**Dataset extract**:

□ □ □ □ □

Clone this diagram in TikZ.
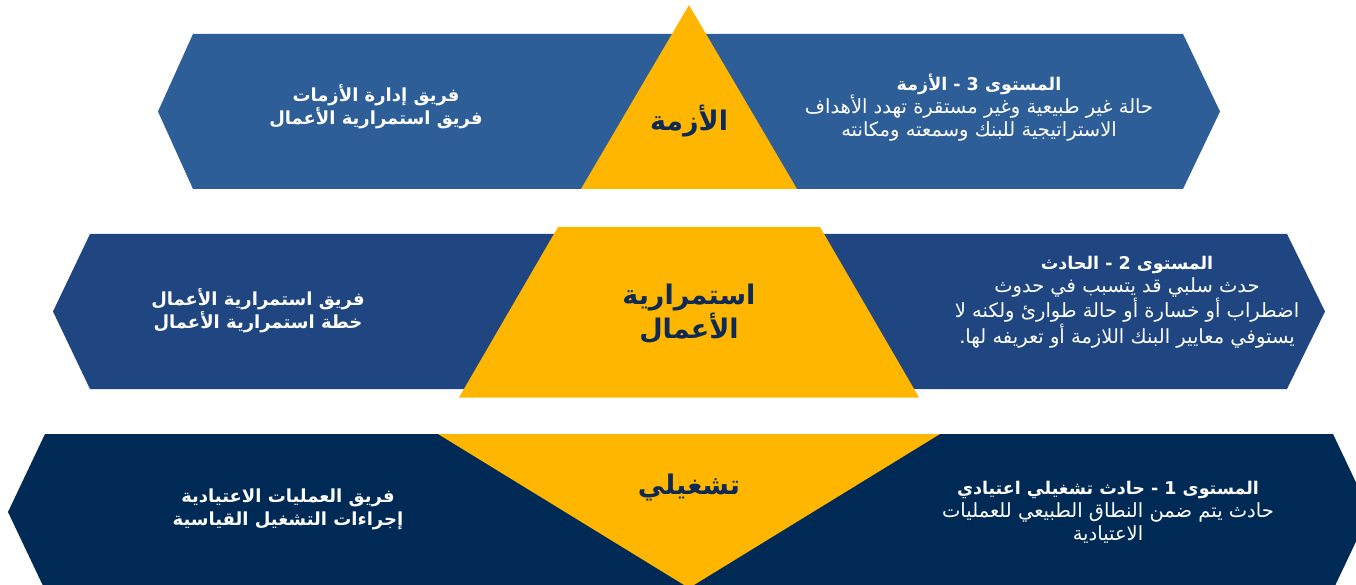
\documentclass[tikz,border=0pt]{standalone}
\usepackage{fontspec}
\TeXXeTstate=1
\newfontfamily\arabicfont[Script=Arabic]{DejaVu Sans}
\definecolor{bandtop}{HTML}{2E5E97}
\definecolor{bandmid}{HTML}{1F4680}
\definecolor{bandlow}{HTML}{002A56}
\definecolor{gold}{HTML}{FFB600}
\definecolor{navytext}{HTML}{0E2A54}
\newcommand{\headfont}{\bfseries\fontsize{17.5}{23}\selectfont}
\tikzset{
  wedge/.style={fill=gold,draw=none},
  bodytext/.style={text=white,align=center,font=\arabicfont\fontsize{19.5}{23}\selectfont,inner sep=0pt},
  teamtext/.style={text=white,align=center,font=\arabicfont\bfseries\fontsize{18}{23}\selectfont,inner sep=0pt},
  tiertext/.style={text=navytext,align=center,font=\arabicfont\bfseries\fontsize{27}{34}\selectfont,inner sep=0pt}
}
\newcommand{\rl}[1]{\beginR #1\endR}
\begin{document}
\begin{tikzpicture}[x=1pt,y=-1pt]
\useasboundingbox (0,0) rectangle (1356,585);
\clip (0,0) rectangle (1356,585);
% three hexagonal bands
\fill[bandtop] (193,34) -- (1183,34) -- (1220,111.5) -- (1183,189) -- (193,189) -- (158,111.5) -- cycle;
\fill[bandmid] (90,234) -- (1287,234) -- (1325,311.5) -- (1287,389) -- (90,389) -- (53,311.5) -- cycle;
\fill[bandlow] (45,434) -- (1333,434) -- (1370,512) -- (1333,590) -- (45,590) -- (8,512) -- cycle;
% pyramid pieces
\fill[wedge] (689,5) -- (797,189) -- (581,189) -- cycle;
\fill[wedge] (558,227) -- (820,227) -- (919,397.5) -- (459,397.5) -- cycle;
\fill[wedge] (438,434) -- (940,434) -- (689,588) -- cycle;
% tier labels
\node[tiertext] (t3) at (689,121) {\rl{الأزمة}};
\node[tiertext] (t2) at (689,314) {\rl{استمرارية}\\\rl{الأعمال}};
\node[tiertext] (t1) at (689,488) {\rl{تشغيلي}};
% team labels
\node[teamtext] (l3) at (376,107) {\rl{فريق إدارة الأزمات}\\\rl{فريق استمرارية الأعمال}};
\node[teamtext] (l2) at (258,311) {\rl{فريق استمرارية الأعمال}\\\rl{خطة استمرارية الأعمال}};
\node[teamtext] (l1) at (288,509) {\rl{فريق العمليات الاعتيادية}\\\rl{إجراءات التشغيل القياسية}};
% level descriptions
\node[bodytext] (r3) at (979,108) {{\headfont\rl{المستوى 3 - الأزمة}}\\\rl{حالة غير طبيعية وغير مستقرة تهدد الأهداف}\\\rl{الاستراتيجية للبنك وسمعته ومكانته}};
\node[bodytext] (r2) at (1127,302) {{\headfont\rl{المستوى 2 - الحادث}}\\\rl{حدث سلبي قد يتسبب في حدوث}\\\rl{اضطراب أو خسارة أو حالة طوارئ ولكنه لا}\\\rl{يستوفي معايير البنك اللازمة أو تعريفه لها.}};
\node[bodytext] (r1) at (1108,512) {{\headfont\rl{المستوى 1 - حادث تشغيلي اعتيادي}}\\\rl{حادث يتم ضمن النطاق الطبيعي للعمليات}\\\rl{الاعتيادية}};
\end{tikzpicture}
\end{document}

□ □ □ □ □

**Problem**:
Repeat all the data as it stands, dropping any images it holds.

**Exercise result**:
Clone this diagram in TikZ.
\documentclass[tikz,border=0pt]{standalone}
\usepackage{fontspec}
\TeXXeTstate=1
\newfontfamily\arabicfont[Script=Arabic]{DejaVu Sans}
\definecolor{bandtop}{HTML}{2E5E97}
\definecolor{bandmid}{HTML}{1F4680}
\definecolor{bandlow}{HTML}{002A56}
\definecolor{gold}{HTML}{FFB600}
\definecolor{navytext}{HTML}{0E2A54}
\newcommand{\headfont}{\bfseries\fontsize{17.5}{23}\selectfont}
\tikzset{
  wedge/.style={fill=gold,draw=none},
  bodytext/.style={text=white,align=center,font=\arabicfont\fontsize{19.5}{23}\selectfont,inner sep=0pt},
  teamtext/.style={text=white,align=center,font=\arabicfont\bfseries\fontsize{18}{23}\selectfont,inner sep=0pt},
  tiertext/.style={text=navytext,align=center,font=\arabicfont\bfseries\fontsize{27}{34}\selectfont,inner sep=0pt}
}
\newcommand{\rl}[1]{\beginR #1\endR}
\begin{document}
\begin{tikzpicture}[x=1pt,y=-1pt]
\useasboundingbox (0,0) rectangle (1356,585);
\clip (0,0) rectangle (1356,585);
% three hexagonal bands
\fill[bandtop] (193,34) -- (1183,34) -- (1220,111.5) -- (1183,189) -- (193,189) -- (158,111.5) -- cycle;
\fill[bandmid] (90,234) -- (1287,234) -- (1325,311.5) -- (1287,389) -- (90,389) -- (53,311.5) -- cycle;
\fill[bandlow] (45,434) -- (1333,434) -- (1370,512) -- (1333,590) -- (45,590) -- (8,512) -- cycle;
% pyramid pieces
\fill[wedge] (689,5) -- (797,189) -- (581,189) -- cycle;
\fill[wedge] (558,227) -- (820,227) -- (919,397.5) -- (459,397.5) -- cycle;
\fill[wedge] (438,434) -- (940,434) -- (689,588) -- cycle;
% tier labels
\node[tiertext] (t3) at (689,121) {\rl{الأزمة}};
\node[tiertext] (t2) at (689,314) {\rl{استمرارية}\\\rl{الأعمال}};
\node[tiertext] (t1) at (689,488) {\rl{تشغيلي}};
% team labels
\node[teamtext] (l3) at (376,107) {\rl{فريق إدارة الأزمات}\\\rl{فريق استمرارية الأعمال}};
\node[teamtext] (l2) at (258,311) {\rl{فريق استمرارية الأعمال}\\\rl{خطة استمرارية الأعمال}};
\node[teamtext] (l1) at (288,509) {\rl{فريق العمليات الاعتيادية}\\\rl{إجراءات التشغيل القياسية}};
% level descriptions
\node[bodytext] (r3) at (979,108) {{\headfont\rl{المستوى 3 - الأزمة}}\\\rl{حالة غير طبيعية وغير مستقرة تهدد الأهداف}\\\rl{الاستراتيجية للبنك وسمعته ومكانته}};
\node[bodytext] (r2) at (1127,302) {{\headfont\rl{المستوى 2 - الحادث}}\\\rl{حدث سلبي قد يتسبب في حدوث}\\\rl{اضطراب أو خسارة أو حالة طوارئ ولكنه لا}\\\rl{يستوفي معايير البنك اللازمة أو تعريفه لها.}};
\node[bodytext] (r1) at (1108,512) {{\headfont\rl{المستوى 1 - حادث تشغيلي اعتيادي}}\\\rl{حادث يتم ضمن النطاق الطبيعي للعمليات}\\\rl{الاعتيادية}};
\end{tikzpicture}
\end{document}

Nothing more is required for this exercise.